BANI ABIDI

Exercise in Redirecting Lines

 

Fotos: Hayo Haye  


BANI ABIDI – Exercise in Redirecting Lines

Opening: 5 September, 7 pm
Introduction by Katja Schroeder (Kunsthaus Hamburg)

Artist Talk: 30 October, 3 pm
Bani Abidi and Adnan Madani (in English)
Video documentation here

Guided Tours:
Sunday, 11 September + 9 October, 3 pm
Thursday, 22 September + 27 Oktober, 6 pm


Bani Abidi’s films, photographic works, and drawings are rooted in an exploration of the mechanisms of exclusion and participation, representation and power, community and communication. Raised in Pakistan, Abidi has lived for extended periods of time in India, the United States, and most recently in Germany. Thus, she has been shaped in her own socialization by acute experiences with migration in the global sphere. The intensity of her work lies in her capacity to express complex societal questions of inclusion and exclusion with narrative ease, while still making these issues palpable to the audience in their profound and individual impact.

In her short films and pictorial series, Bani Abidi addresses systems of classification and delimitation or distinction, which are linked to societal assertions of power and identity. She questions the logic of a one-dimensional cultural and national identity, simultaneously revealing how both the individual and societal self-image is governed by norms and repressive standards.

In her films, the artist often highlights those places and images that lie beyond the main events. She carefully portrays the moments in which time seems to stand still, and in which at the same time the demonstrative utilization of power also most clearly manifests itself. In her film Reserved (2006) the entire traffic in a big city is not only stopped in expectation of a state official; rather, in their ‘disciplined enthusiasm’ (Adnan Madani), the residents are also at the mercy of the collective stasis. The representational ritual of the flag-waving children becomes a placebo for the authority of power, appearing like a paradox in the everyday social life.

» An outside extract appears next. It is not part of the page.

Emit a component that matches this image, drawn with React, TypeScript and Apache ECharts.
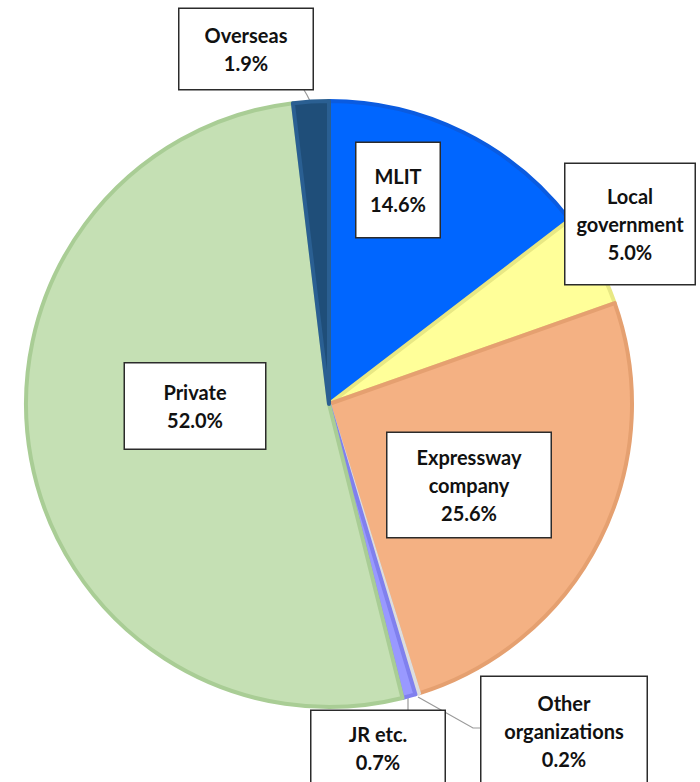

The film The Distance from Here (2010) continues this theme, elucidating the fact that innumerous people (first and foremost those of the ‘global south’) are irresolvably subjected to the power politics of legitimization. In this film, in the manner of an absurd drama, Abidi brings together an anonymous crowd of people at an undefined place. Standing in line, or killing time in a waiting room, people of all age groups are waiting here for the verification of their documents. Routinely, each person is scanned with a metal detector and is equipped with a tie for the passport photo. As if on the way to a strange, foreign place, insecurity coupled with anticipation is inscribed in the people’s faces. In the filmic images, the ritualized formalities become reprisals of the despotism of a hegemonically posited will. Seemingly only following a formality, for the individual the act of waiting receives an existential dimension.

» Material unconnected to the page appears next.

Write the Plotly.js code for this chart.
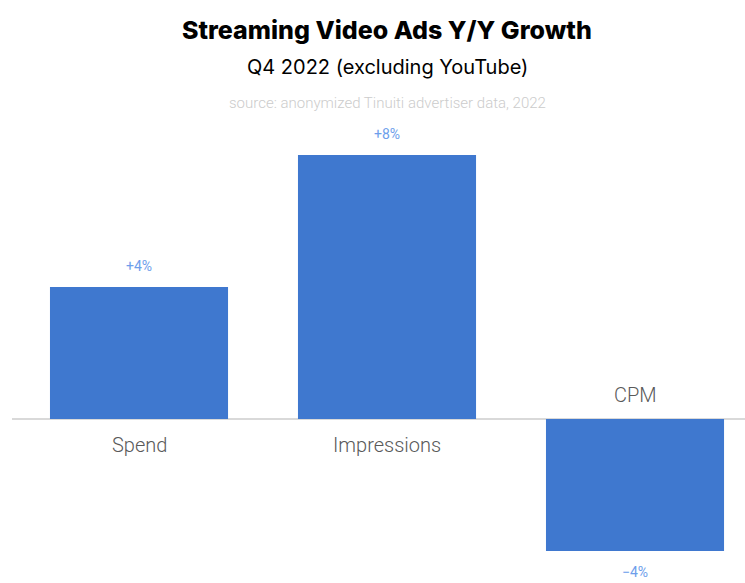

Bani Abidi was born in 1971 in Karachi, Pakistan. She studied visual art at the National College of Arts in Lahore and at the School of the Art Institute of Chicago. In 2011, she received a DAAD grant, and since then has been residing in Berlin. The Kunsthaus Hamburg is presenting the first extensive overview of Bani Abidi’s works in Germany. In addition to a wide range of films, drawings, and photographs produced by the artist in the past ten years, the exhibition will feature her latest work An Unforseen Situation (2015).

Abidi’s works have been shown in numerous international group and solo exhibitions, including presentations at the Galerie Experimenter in Kolkata (2016, solo), at the Dallas Contemporary Museum, Dallas, Texas (2015, solo), at the Berlin Biennale (2014), at the Kunstverein Arnsberg (2014, solo), Documenta 13, Kassel (2012), the Baltic Center for Contemporary Art, Newcastle (2011, solo), Green Cardamom Gallery, London (2010, solo), V. M. Art Gallery, Karachi (2010, solo), the Biennale de Lyon (2009), the Gwangju Biennale (2008), the Fukuoka Triennale (2005), and at Project 88, Mumbai (2010, solo).